- [DATA FOR THIS EXERCISE]:
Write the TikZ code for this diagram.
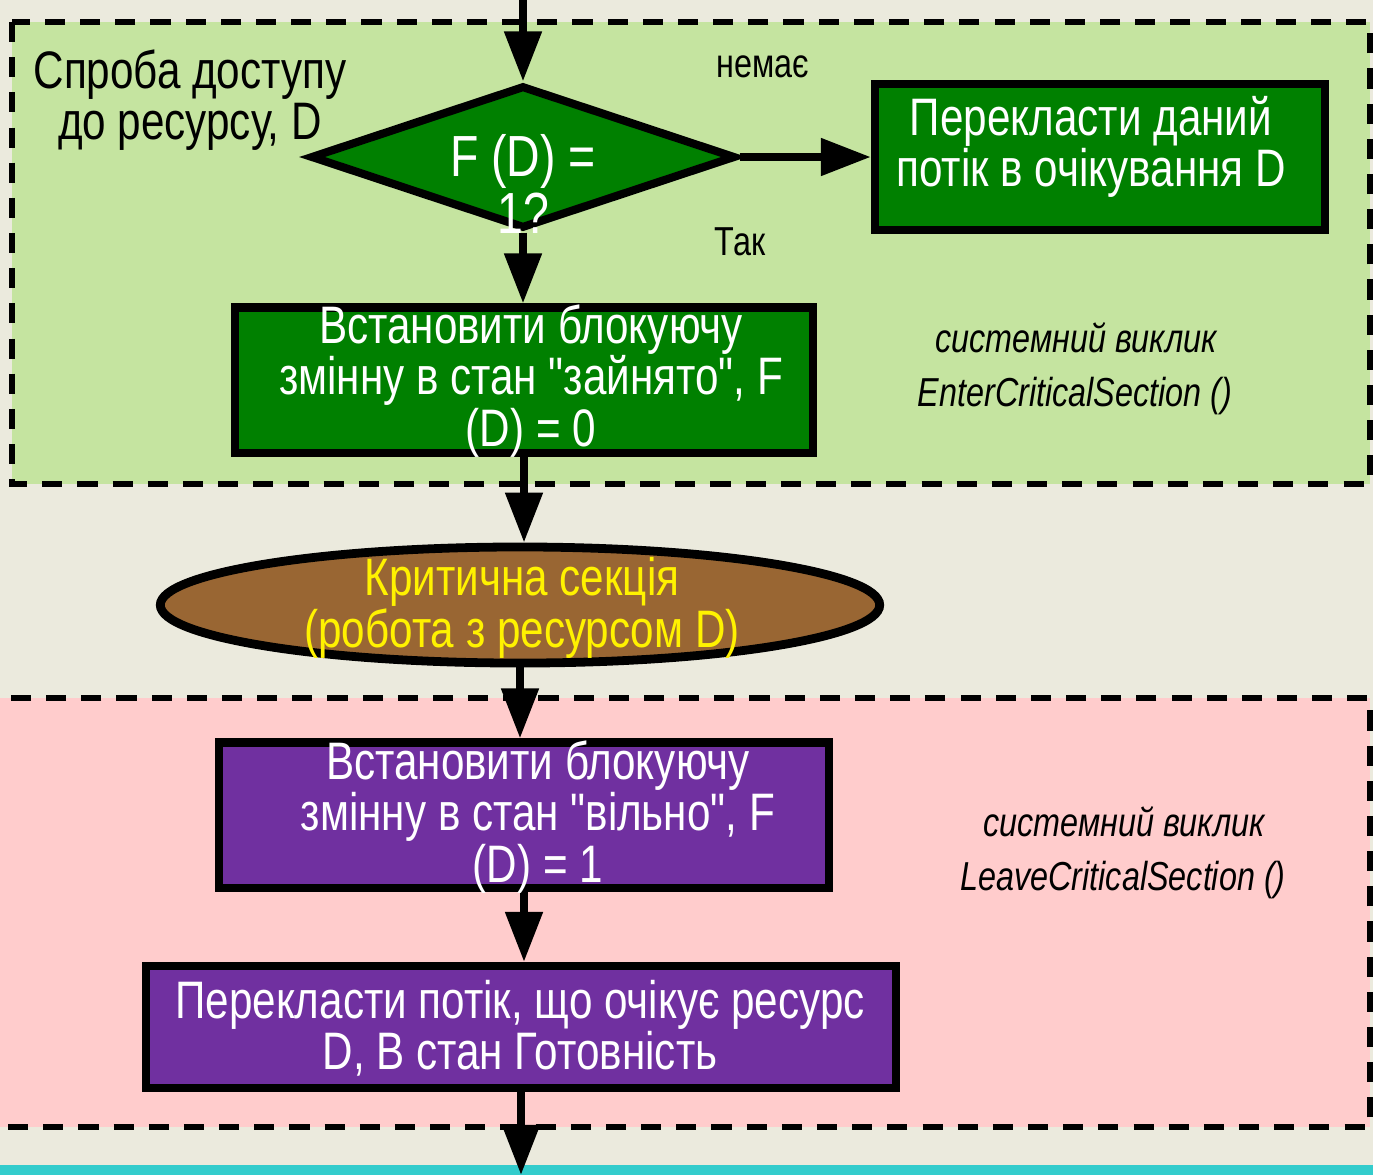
==
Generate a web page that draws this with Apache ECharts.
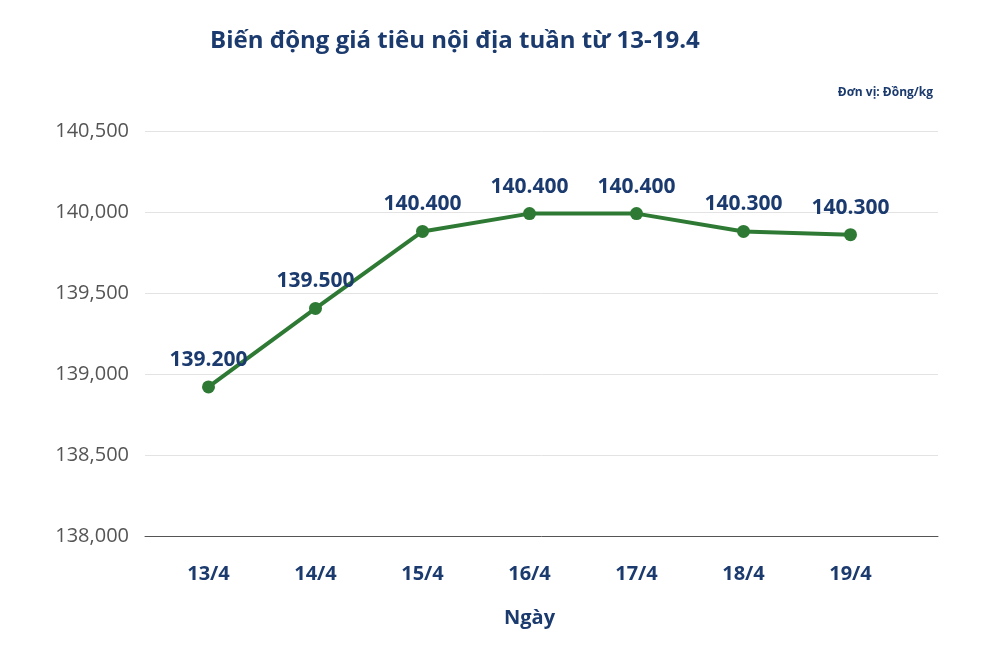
--
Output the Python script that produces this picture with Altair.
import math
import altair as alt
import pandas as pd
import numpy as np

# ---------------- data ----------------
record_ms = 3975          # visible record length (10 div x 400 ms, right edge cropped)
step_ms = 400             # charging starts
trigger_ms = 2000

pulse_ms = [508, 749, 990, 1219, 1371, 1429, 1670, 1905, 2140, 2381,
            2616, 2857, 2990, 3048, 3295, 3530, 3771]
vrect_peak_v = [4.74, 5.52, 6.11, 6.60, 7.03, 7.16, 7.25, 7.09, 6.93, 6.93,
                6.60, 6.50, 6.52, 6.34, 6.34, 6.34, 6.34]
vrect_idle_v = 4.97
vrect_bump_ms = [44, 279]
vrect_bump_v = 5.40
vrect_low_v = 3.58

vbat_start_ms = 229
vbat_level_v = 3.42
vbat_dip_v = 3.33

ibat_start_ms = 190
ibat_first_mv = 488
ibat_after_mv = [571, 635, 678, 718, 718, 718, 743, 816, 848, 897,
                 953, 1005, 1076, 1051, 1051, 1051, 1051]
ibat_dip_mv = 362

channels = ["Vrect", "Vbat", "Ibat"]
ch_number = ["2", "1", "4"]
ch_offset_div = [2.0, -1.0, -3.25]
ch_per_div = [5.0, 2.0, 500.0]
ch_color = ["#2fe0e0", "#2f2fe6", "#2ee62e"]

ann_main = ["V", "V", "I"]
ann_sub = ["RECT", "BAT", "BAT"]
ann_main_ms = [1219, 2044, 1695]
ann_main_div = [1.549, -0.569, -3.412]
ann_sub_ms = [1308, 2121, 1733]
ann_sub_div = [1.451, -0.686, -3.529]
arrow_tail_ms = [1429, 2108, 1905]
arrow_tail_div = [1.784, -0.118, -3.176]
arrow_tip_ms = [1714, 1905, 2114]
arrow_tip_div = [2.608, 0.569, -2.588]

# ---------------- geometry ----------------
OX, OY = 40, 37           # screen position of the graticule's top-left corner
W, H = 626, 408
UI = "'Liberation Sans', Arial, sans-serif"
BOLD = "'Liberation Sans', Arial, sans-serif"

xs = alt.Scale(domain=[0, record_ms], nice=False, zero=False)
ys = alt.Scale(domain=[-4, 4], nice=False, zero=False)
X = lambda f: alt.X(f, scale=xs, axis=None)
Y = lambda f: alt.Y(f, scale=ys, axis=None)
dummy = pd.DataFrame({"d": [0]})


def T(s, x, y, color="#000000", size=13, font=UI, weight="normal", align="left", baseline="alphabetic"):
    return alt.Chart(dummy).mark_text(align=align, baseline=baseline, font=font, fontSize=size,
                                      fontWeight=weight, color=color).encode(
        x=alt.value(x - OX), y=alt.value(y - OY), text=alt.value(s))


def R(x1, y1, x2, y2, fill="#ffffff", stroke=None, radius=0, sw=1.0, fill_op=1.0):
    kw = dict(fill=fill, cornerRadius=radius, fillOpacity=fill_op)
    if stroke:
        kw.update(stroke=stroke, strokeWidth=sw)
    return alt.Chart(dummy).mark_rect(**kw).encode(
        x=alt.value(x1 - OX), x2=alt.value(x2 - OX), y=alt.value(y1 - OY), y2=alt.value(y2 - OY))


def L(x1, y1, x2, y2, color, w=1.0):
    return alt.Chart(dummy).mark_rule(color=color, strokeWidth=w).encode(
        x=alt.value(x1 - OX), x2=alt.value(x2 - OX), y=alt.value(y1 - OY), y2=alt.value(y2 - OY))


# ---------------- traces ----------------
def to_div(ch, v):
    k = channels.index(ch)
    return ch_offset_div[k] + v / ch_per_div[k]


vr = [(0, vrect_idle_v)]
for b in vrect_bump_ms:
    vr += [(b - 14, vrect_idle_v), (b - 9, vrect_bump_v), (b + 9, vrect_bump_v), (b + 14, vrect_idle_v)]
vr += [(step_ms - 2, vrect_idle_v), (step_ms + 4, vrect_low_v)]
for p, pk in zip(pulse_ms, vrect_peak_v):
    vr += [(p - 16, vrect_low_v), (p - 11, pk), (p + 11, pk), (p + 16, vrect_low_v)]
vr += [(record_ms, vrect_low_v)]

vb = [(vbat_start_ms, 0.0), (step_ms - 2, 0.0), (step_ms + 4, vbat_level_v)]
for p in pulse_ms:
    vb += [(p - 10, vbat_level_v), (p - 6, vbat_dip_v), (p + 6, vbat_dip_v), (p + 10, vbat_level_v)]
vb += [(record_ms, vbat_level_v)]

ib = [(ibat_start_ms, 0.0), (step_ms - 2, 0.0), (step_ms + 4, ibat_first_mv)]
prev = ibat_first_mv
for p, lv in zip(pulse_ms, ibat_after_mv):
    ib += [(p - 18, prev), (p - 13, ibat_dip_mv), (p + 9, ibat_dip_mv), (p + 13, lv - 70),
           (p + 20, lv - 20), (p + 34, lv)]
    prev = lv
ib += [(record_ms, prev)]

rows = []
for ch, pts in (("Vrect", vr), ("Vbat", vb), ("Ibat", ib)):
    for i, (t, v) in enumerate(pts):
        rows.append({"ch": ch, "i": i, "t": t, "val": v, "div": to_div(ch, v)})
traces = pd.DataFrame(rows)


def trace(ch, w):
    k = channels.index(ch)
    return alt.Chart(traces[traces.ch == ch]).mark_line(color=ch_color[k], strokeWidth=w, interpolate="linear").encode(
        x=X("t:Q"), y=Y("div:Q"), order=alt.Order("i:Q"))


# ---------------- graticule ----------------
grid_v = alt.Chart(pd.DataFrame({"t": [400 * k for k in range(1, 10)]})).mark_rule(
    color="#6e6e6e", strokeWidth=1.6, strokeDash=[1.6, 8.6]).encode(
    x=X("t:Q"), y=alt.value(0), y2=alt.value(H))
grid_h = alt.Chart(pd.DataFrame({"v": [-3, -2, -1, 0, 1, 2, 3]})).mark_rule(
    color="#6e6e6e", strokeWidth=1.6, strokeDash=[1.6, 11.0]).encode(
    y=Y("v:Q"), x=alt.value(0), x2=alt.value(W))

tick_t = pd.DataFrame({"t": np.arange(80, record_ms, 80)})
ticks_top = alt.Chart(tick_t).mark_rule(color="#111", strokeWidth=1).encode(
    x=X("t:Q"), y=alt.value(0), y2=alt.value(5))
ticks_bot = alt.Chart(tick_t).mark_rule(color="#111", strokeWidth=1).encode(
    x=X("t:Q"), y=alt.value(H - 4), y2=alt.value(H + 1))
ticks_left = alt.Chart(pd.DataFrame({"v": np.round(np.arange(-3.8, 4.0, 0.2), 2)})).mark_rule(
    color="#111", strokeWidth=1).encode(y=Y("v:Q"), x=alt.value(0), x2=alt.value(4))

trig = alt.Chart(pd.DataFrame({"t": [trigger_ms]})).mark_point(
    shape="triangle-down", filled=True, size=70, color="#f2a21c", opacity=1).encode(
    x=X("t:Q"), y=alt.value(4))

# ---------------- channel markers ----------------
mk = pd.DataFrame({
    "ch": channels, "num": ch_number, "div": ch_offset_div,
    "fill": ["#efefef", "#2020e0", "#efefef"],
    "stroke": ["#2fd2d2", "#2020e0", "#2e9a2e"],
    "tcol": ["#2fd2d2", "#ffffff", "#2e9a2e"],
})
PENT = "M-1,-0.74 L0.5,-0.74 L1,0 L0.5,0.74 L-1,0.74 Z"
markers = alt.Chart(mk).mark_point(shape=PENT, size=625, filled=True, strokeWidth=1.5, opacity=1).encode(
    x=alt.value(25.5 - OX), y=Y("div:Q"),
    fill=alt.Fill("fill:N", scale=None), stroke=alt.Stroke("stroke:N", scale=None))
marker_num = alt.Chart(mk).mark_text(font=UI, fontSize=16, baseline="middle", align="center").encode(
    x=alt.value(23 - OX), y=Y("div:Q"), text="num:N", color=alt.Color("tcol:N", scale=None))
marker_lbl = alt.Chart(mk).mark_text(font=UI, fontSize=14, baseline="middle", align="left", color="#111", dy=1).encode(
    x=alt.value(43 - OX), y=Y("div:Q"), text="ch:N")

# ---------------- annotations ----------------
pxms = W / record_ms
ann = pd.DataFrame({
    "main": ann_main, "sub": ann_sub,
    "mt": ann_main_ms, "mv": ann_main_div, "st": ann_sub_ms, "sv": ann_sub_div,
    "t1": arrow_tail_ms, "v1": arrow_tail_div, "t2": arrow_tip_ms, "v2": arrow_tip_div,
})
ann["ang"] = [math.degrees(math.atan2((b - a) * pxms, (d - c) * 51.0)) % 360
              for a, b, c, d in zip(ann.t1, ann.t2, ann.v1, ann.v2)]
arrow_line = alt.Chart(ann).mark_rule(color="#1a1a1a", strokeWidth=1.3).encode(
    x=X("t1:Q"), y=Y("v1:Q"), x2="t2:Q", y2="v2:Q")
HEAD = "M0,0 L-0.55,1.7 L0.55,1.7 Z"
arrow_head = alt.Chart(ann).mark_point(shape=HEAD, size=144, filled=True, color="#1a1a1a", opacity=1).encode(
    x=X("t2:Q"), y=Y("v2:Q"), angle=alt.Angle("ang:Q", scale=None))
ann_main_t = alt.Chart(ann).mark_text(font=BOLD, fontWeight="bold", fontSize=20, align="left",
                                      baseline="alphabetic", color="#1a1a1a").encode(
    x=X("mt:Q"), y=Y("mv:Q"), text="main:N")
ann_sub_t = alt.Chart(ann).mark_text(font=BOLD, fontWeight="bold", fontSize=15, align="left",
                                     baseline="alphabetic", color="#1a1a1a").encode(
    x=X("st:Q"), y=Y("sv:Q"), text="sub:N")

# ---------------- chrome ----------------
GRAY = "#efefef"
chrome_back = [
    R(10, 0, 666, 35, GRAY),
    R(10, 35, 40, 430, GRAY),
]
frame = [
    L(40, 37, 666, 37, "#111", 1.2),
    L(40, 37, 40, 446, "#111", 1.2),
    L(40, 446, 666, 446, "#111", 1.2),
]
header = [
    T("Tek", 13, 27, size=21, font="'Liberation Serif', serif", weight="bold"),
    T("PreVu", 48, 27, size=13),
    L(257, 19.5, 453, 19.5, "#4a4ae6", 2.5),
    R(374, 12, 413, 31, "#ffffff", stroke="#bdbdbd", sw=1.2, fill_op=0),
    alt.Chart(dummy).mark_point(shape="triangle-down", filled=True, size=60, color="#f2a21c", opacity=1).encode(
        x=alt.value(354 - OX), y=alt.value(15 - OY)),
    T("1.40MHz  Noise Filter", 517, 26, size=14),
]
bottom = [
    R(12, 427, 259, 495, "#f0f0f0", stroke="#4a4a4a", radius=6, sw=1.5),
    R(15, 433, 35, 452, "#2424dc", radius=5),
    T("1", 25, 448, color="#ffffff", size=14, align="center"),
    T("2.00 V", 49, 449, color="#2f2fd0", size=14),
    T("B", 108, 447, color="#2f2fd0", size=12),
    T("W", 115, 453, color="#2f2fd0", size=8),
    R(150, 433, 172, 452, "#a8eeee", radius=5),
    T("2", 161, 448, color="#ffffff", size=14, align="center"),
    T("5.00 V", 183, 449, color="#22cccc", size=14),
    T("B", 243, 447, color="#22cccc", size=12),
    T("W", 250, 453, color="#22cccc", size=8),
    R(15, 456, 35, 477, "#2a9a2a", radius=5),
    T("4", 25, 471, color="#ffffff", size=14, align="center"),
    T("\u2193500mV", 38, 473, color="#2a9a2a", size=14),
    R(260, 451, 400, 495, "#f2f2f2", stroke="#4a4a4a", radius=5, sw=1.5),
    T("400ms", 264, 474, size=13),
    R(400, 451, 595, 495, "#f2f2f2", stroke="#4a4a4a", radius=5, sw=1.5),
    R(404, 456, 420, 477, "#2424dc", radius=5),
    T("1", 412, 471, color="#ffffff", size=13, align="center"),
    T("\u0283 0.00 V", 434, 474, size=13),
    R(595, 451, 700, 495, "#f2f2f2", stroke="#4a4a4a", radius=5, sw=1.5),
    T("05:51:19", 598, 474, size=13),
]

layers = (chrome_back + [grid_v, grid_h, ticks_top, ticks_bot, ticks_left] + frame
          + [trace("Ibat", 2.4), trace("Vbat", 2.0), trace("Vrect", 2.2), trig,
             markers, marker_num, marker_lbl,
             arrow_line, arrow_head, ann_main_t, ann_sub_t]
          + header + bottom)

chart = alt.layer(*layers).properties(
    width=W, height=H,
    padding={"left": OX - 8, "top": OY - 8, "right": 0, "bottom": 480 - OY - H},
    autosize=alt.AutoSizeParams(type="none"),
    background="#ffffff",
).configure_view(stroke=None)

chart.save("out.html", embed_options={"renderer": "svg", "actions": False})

- [WRITTEN REQUEST]:
Only the lines from the one containing "Output the Python" through the one containing "trigger_ms = 2000" are to be retyped, both boundary lines included, with no other material.

- [RESPONSE BELOW]:
Output the Python script that produces this picture with Altair.
import math
import altair as alt
import pandas as pd
import numpy as np

# ---------------- data ----------------
record_ms = 3975          # visible record length (10 div x 400 ms, right edge cropped)
step_ms = 400             # charging starts
trigger_ms = 2000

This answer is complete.